▸ Raw data:
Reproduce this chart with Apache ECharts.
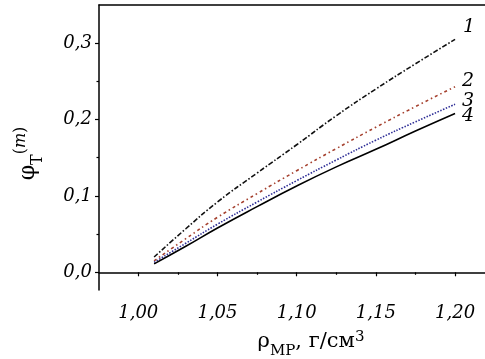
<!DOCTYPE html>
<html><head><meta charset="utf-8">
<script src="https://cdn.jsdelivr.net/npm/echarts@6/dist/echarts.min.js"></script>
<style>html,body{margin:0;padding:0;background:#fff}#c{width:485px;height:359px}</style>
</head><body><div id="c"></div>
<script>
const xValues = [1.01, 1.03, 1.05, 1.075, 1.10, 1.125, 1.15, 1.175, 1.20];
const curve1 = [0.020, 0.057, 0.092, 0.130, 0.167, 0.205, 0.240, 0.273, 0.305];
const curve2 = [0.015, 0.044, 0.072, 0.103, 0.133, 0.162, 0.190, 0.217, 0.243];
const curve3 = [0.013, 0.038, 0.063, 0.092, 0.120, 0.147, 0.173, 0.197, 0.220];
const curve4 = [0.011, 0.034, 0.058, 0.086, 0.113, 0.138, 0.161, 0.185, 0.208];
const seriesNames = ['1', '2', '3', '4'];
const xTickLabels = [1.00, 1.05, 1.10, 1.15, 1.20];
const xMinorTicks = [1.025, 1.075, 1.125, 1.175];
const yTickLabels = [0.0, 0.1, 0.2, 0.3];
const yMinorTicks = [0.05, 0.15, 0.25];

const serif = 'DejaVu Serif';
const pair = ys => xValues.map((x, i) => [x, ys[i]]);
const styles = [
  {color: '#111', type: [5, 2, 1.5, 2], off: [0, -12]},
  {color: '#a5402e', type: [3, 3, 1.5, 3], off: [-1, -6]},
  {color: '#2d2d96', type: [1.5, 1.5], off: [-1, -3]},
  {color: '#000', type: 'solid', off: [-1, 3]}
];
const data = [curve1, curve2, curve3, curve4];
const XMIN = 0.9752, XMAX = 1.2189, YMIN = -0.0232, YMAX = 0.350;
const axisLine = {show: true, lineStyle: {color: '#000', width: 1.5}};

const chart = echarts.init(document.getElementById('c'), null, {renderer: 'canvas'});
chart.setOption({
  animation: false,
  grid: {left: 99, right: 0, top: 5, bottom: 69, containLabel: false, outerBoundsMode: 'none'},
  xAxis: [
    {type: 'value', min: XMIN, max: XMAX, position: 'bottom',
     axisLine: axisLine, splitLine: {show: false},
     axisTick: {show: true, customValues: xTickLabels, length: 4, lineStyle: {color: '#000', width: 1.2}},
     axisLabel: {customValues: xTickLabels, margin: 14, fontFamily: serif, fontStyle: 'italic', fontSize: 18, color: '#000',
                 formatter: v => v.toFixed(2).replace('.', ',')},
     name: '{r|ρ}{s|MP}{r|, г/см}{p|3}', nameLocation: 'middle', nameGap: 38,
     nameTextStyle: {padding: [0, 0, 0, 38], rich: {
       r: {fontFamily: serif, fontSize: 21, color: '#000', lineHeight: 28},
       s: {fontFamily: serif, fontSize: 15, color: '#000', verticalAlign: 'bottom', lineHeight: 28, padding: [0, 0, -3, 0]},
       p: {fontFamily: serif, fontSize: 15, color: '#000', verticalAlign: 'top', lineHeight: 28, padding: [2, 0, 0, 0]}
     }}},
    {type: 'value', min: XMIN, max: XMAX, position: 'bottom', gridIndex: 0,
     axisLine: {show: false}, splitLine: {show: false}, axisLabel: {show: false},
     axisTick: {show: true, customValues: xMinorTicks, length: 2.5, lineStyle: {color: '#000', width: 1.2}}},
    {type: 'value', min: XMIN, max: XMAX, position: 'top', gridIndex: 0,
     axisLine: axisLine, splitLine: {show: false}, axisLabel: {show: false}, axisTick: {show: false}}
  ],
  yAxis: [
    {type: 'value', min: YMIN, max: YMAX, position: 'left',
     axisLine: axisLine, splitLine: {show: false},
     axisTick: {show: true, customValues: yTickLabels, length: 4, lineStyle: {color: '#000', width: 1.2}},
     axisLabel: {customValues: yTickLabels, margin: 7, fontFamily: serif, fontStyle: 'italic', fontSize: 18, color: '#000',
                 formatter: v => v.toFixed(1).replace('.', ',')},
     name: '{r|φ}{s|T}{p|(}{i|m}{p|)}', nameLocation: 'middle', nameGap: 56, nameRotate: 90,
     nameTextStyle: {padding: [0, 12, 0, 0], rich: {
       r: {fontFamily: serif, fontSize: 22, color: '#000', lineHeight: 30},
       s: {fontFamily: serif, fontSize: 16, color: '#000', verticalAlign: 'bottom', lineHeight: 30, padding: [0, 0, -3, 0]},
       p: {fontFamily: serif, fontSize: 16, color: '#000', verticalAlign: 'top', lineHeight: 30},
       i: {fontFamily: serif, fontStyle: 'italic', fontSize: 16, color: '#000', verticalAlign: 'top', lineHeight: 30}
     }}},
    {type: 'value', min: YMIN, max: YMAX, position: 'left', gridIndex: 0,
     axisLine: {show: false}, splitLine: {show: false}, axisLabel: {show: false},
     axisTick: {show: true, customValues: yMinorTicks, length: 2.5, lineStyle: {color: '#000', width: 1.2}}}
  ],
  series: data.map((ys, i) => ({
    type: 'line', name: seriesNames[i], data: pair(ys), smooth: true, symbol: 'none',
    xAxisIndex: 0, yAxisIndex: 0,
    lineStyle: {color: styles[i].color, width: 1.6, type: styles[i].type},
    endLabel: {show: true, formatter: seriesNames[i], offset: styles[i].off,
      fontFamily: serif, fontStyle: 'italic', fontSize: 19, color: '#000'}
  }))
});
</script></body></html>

* * *

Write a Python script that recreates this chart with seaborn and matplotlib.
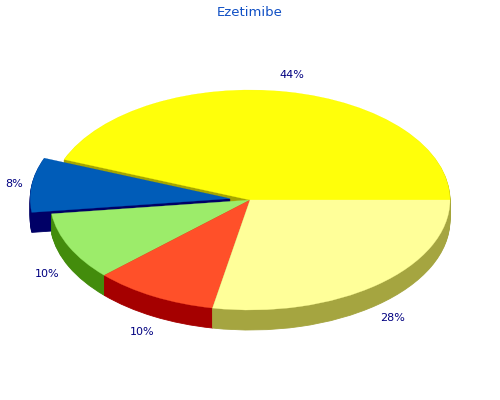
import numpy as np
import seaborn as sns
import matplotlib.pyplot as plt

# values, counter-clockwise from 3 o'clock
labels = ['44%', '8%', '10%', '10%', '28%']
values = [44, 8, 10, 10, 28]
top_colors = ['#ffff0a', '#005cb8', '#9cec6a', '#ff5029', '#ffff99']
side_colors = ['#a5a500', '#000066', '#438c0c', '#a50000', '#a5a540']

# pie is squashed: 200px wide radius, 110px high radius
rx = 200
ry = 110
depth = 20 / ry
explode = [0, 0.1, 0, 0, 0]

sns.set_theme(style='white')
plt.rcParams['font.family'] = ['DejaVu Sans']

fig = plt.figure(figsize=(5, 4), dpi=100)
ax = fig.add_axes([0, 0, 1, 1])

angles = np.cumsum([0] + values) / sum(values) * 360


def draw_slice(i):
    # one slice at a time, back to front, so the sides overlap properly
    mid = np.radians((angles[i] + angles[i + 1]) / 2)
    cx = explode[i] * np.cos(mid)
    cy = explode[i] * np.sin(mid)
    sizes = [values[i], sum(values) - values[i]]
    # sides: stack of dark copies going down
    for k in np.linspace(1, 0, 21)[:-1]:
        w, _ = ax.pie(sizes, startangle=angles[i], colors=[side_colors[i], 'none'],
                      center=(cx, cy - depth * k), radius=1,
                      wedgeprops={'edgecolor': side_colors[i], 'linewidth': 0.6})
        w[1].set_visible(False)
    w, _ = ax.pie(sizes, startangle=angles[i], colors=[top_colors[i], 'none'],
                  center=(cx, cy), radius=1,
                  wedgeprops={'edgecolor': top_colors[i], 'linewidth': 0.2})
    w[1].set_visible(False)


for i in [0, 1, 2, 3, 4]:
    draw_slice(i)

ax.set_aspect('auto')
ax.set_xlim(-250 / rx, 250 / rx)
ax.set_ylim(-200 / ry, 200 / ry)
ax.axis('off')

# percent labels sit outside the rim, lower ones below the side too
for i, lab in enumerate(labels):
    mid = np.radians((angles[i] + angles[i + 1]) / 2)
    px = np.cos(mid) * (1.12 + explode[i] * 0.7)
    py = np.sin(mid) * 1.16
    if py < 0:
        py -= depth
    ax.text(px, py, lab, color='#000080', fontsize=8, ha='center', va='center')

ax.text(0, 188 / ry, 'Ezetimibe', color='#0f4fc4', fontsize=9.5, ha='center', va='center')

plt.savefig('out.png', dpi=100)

▸ Aim:
Repeat exactly, and only, the lines between the line holding "Write a Python" and the line holding "fontsize=8, ha='center', va='center')", inclusive, leaving pictures out.

▸ Output of the exercise:
Write a Python script that recreates this chart with seaborn and matplotlib.
import numpy as np
import seaborn as sns
import matplotlib.pyplot as plt

# values, counter-clockwise from 3 o'clock
labels = ['44%', '8%', '10%', '10%', '28%']
values = [44, 8, 10, 10, 28]
top_colors = ['#ffff0a', '#005cb8', '#9cec6a', '#ff5029', '#ffff99']
side_colors = ['#a5a500', '#000066', '#438c0c', '#a50000', '#a5a540']

# pie is squashed: 200px wide radius, 110px high radius
rx = 200
ry = 110
depth = 20 / ry
explode = [0, 0.1, 0, 0, 0]

sns.set_theme(style='white')
plt.rcParams['font.family'] = ['DejaVu Sans']

fig = plt.figure(figsize=(5, 4), dpi=100)
ax = fig.add_axes([0, 0, 1, 1])

angles = np.cumsum([0] + values) / sum(values) * 360


def draw_slice(i):
    # one slice at a time, back to front, so the sides overlap properly
    mid = np.radians((angles[i] + angles[i + 1]) / 2)
    cx = explode[i] * np.cos(mid)
    cy = explode[i] * np.sin(mid)
    sizes = [values[i], sum(values) - values[i]]
    # sides: stack of dark copies going down
    for k in np.linspace(1, 0, 21)[:-1]:
        w, _ = ax.pie(sizes, startangle=angles[i], colors=[side_colors[i], 'none'],
                      center=(cx, cy - depth * k), radius=1,
                      wedgeprops={'edgecolor': side_colors[i], 'linewidth': 0.6})
        w[1].set_visible(False)
    w, _ = ax.pie(sizes, startangle=angles[i], colors=[top_colors[i], 'none'],
                  center=(cx, cy), radius=1,
                  wedgeprops={'edgecolor': top_colors[i], 'linewidth': 0.2})
    w[1].set_visible(False)


for i in [0, 1, 2, 3, 4]:
    draw_slice(i)

ax.set_aspect('auto')
ax.set_xlim(-250 / rx, 250 / rx)
ax.set_ylim(-200 / ry, 200 / ry)
ax.axis('off')

# percent labels sit outside the rim, lower ones below the side too
for i, lab in enumerate(labels):
    mid = np.radians((angles[i] + angles[i + 1]) / 2)
    px = np.cos(mid) * (1.12 + explode[i] * 0.7)
    py = np.sin(mid) * 1.16
    if py < 0:
        py -= depth
    ax.text(px, py, lab, color='#000080', fontsize=8, ha='center', va='center')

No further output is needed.